Short version: We can all support candidates like Huckabee because it won't matter whether they can beat Hillary.... but I believe Huckabee can win anyway.

Larry Perrault said...

family mentors:

I could find neither your profile or the post you referred to. But of course you're right, that the social left of The Republican Party has long made "Land’s 'Greater Good v. Greater Evil' argument." But, we must be certain to note that Richard Land, Tony Perkins, and Gary Bauer are not of the social liberal left of the GOP.

So, theirs is not an animus of antipathy to social conservatism. Theirs is what at bottom, may be the more ignoble animus of a spirit of fear, rather than a positive spirit of exalting the standard of a clear an unambiguous ideal of the sanctity of human life.

The problem is not a Narcissistic one of whether we tarnish our own integrity with respect to our values.
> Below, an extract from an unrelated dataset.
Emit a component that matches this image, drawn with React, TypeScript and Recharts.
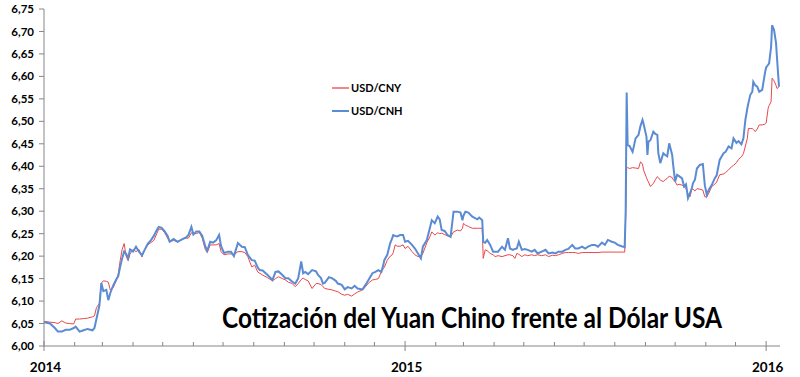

No, the big problem is the sacrifice of what war laid down as a foundational should be an American standard and which, in fact, one major political party in The United States has umapologetically abandoned.

If The Republican Party puts that most basic of principles on the negotiating table:

1) Republican strategists need never consider it, again. It's advocates can be taken for granted.

2) We are affirming as Republicans, a chief executive of The United States who is lost on the ABSOLUTELY MOST BASIC of founding American principles. That's the individual you want charged with protecting and defending The Constitution.

By the way, this is hardly a unique example of Giuliani's oblivion to American principle. Such ineptitude at comprehension of principle is a dangerous condition that will repeatedly reappear, and it has.

3) If American society assimilates and becomes passive to this most basic principle, self-centered incivility will become a an acceptable and standard disposition. I believe that civility in America will be well down the path of dissolution.